The six schools being recognized next week are:
Sacajawea Elementary School: The school was certified at Level 4 in school grounds and at Level 5 in water this year. After learning that the school’s bioswale was barely passing inspection, the Green Team worked with the Vancouver Public Schools’ landscape and maintenance staff to plant native, drought-tolerant vegetation.
Sacajawea’s Green Team spearheaded the removal of nonnative plants from the campus to cut down on watering and emphasized different hand-washing techniques to reduce water use in restrooms. Their efforts cut water use by 2.2 gallons per student per month.
Gaiser Middle School: The school was certified at Level 4 in healthy school buildings. After an audit, the Green Team improved water efficiency and indoor air quality. The students worked with the administration and facilities to fix faucet censors, clean air vents and provide an announcement about integrated pest management.

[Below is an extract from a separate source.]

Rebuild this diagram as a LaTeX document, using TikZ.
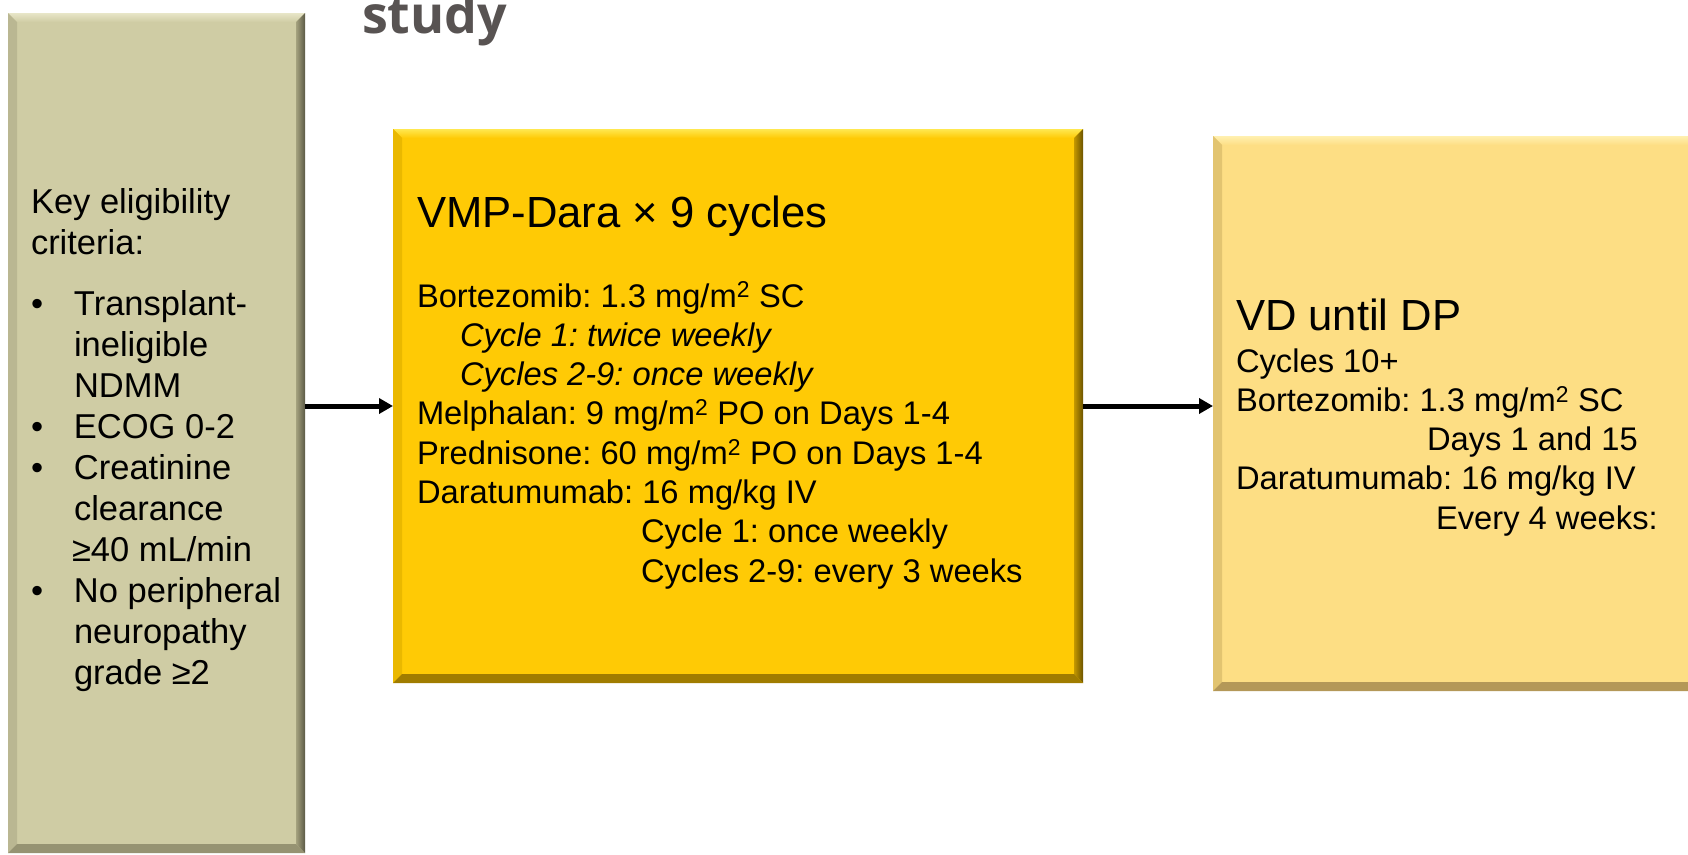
\documentclass[tikz,border=0pt]{standalone}
\usepackage{fontspec}
\setmainfont{Liberation Sans}
\newfontfamily\osfont{Open Sans}
\usetikzlibrary{arrows.meta,calc}
\frenchspacing
\definecolor{lfill}{RGB}{207,204,164}
\definecolor{ltop}{RGB}{232,230,200}
\definecolor{lleft}{RGB}{186,183,146}
\definecolor{lrin}{RGB}{165,162,126}
\definecolor{lrout}{RGB}{92,90,70}
\definecolor{lbot}{RGB}{150,147,114}
\definecolor{mfill}{RGB}{255,202,5}
\definecolor{mtop}{RGB}{255,232,80}
\definecolor{mleft}{RGB}{234,184,0}
\definecolor{mrin}{RGB}{196,152,0}
\definecolor{mrout}{RGB}{108,84,0}
\definecolor{mbot}{RGB}{160,124,0}
\definecolor{rfill}{RGB}{253,222,132}
\definecolor{rtop}{RGB}{255,240,176}
\definecolor{rleft}{RGB}{226,196,112}
\definecolor{rrin}{RGB}{205,176,100}
\definecolor{rrout}{RGB}{150,126,72}
\definecolor{rbot}{RGB}{180,152,88}
\definecolor{titlegray}{RGB}{88,83,82}
\newcommand\mybevel[7]{%
  \shade[top color=#3,bottom color=#2] (#1.north west) -- (#1.north east) -- ($(#1.north east)+(-9,9)$) -- ($(#1.north west)+(9,9)$) -- cycle;
  \fill[#4] (#1.north west) -- ($(#1.north west)+(9,9)$) -- ($(#1.south west)+(9,-9)$) -- (#1.south west) -- cycle;
  \shade[left color=#5,right color=#6] (#1.north east) -- ($(#1.north east)+(-9,9)$) -- ($(#1.south east)+(-9,-9)$) -- (#1.south east) -- cycle;
  \fill[#7] (#1.south west) -- ($(#1.south west)+(9,-9)$) -- ($(#1.south east)+(-9,-9)$) -- (#1.south east) -- cycle;
}
\begin{document}
\begin{tikzpicture}[x=1pt,y=-1pt,
  boxnode/.style={rectangle,draw=none,inner sep=0,outer sep=0},
  txt/.style={anchor=base west,inner sep=0,outer sep=0,text=black},
  conn/.style={line width=5pt,-{Triangle[length=14pt,width=15pt]}}]
\useasboundingbox (0,0) rectangle (1688,854);
\clip (0,0) rectangle (1688,854);
\fill[white] (0,0) rectangle (1688,854);

% boxes
\node[boxnode,fill=lfill,minimum width=297pt,minimum height=840pt] (lbox) at (156.5,433) {};
\mybevel{lbox}{lfill}{ltop}{lleft}{lrin}{lrout}{lbot}
\node[boxnode,fill=mfill,minimum width=690pt,minimum height=554pt] (mbox) at (738,406) {};
\mybevel{mbox}{mfill}{mtop}{mleft}{mrin}{mrout}{mbot}
\node[boxnode,fill=rfill,minimum width=507pt,minimum height=555pt] (rbox) at (1466.5,413.5) {};
\mybevel{rbox}{rfill}{rtop}{rleft}{rrin}{rrout}{rbot}

% title fragment
\node[txt,text=titlegray,font=\osfont\bfseries\fontsize{52}{60}\selectfont] (title) at (362,33) {study};

% left box text
\node[txt,font=\fontsize{34.5}{41}\selectfont] (ltext) at (31,213) {\parbox[t]{280pt}{%
Key eligibility\\
criteria:\\[20pt]
\makebox[43pt][l]{•}Transplant-\\
\hspace*{43pt}ineligible\\
\hspace*{43pt}NDMM\\
\makebox[43pt][l]{•}ECOG 0-2\\
\makebox[43pt][l]{•}Creatinine\\
\hspace*{43pt}clearance\\
\hspace*{41pt}≥40 mL/min\\
\makebox[43pt][l]{•}No peripheral\\
\hspace*{43pt}neuropathy\\
\hspace*{43pt}grade ≥2}};

% middle box text
\node[txt,font=\fontsize{43.6}{50}\selectfont] (mtitle) at (417,227) {VMP-Dara × 9 cycles};
\node[txt,font=\fontsize{32.7}{39.3}\selectfont] (mtext) at (417,307) {\parbox[t]{660pt}{%
Bortezomib: 1.3 mg/m\textsuperscript{2} SC\\
\hspace*{43pt}\textit{Cycle 1: twice weekly}\\
\hspace*{43pt}\textit{Cycles 2-9: once weekly}\\
Melphalan: 9 mg/m\textsuperscript{2} PO on Days 1-4\\
Prednisone: 60 mg/m\textsuperscript{2} PO on Days 1-4\\
Daratumumab: 16 mg/kg IV\\
\hspace*{224pt}Cycle 1: once weekly\\
\hspace*{224pt}Cycles 2-9: every 3 weeks}};

% right box text
\node[txt,font=\fontsize{43.6}{50}\selectfont] (rtitle) at (1236,330) {VD until DP};
\node[txt,font=\fontsize{32.7}{39.3}\selectfont] (rtext) at (1236,372) {\parbox[t]{440pt}{%
Cycles 10+\\
Bortezomib: 1.3 mg/m\textsuperscript{2} SC\\
\hspace*{191pt}Days 1 and 15\\
Daratumumab: 16 mg/kg IV\\
\hspace*{200pt}Every 4 weeks:}};

% connectors
\draw[conn] (lbox.east |- mbox.west) -- (mbox.west);
\draw[conn] (mbox.east) -- (rbox.west |- mbox.east);
\end{tikzpicture}
\end{document}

Grass Valley Elementary School: The school was certified at Level 3 in school grounds. The Green Team worked to breathe new life into neglected areas of the campus and organized weeding parties to help keep areas free of invasive species. It also planned a composting center for leaves, other vegetation and kitchen scraps.
Peter S. Ogden Elementary School: The school was certified at Level 1 in school grounds and Level 2 in waste and recycling. The Green Team designed a native plant garden and used rain barrels to capture precipitation for irrigation. The team also created a summer maintenance schedule to ensure the gardens receive care when school is not in session. Items grown in the garden were used to make salsa and pesto in the school’s cafeteria.
To improve waste disposal and recycling, the school’s Green Team created a paper recycling station, developed a disposal program for batteries, electronics and printer cartridges and created a compost station to turn food waste into nutrient-rich soil. In staff rooms, the team also set up coffee compost bins that diverted more than 25 pounds of used grounds from the waste stream.
Chinook Elementary School: The school was certified at Level 1 in water. After discovering that a grass field was eroding due to runoff, the Green Team implemented a reseeding program to restore the area. The team also produced an educational water conservation video and worked with the school to fix leaky appliances.
Washington State School for the Deaf: The school was certified at Level 1 in waste and recycling. The school’s Green Team analyzed the waste stream in classrooms and residential cottages, and took action to reduce waste. The team also expanded the number of recycling containers on campus and produced three informational videos that included American Sign Language.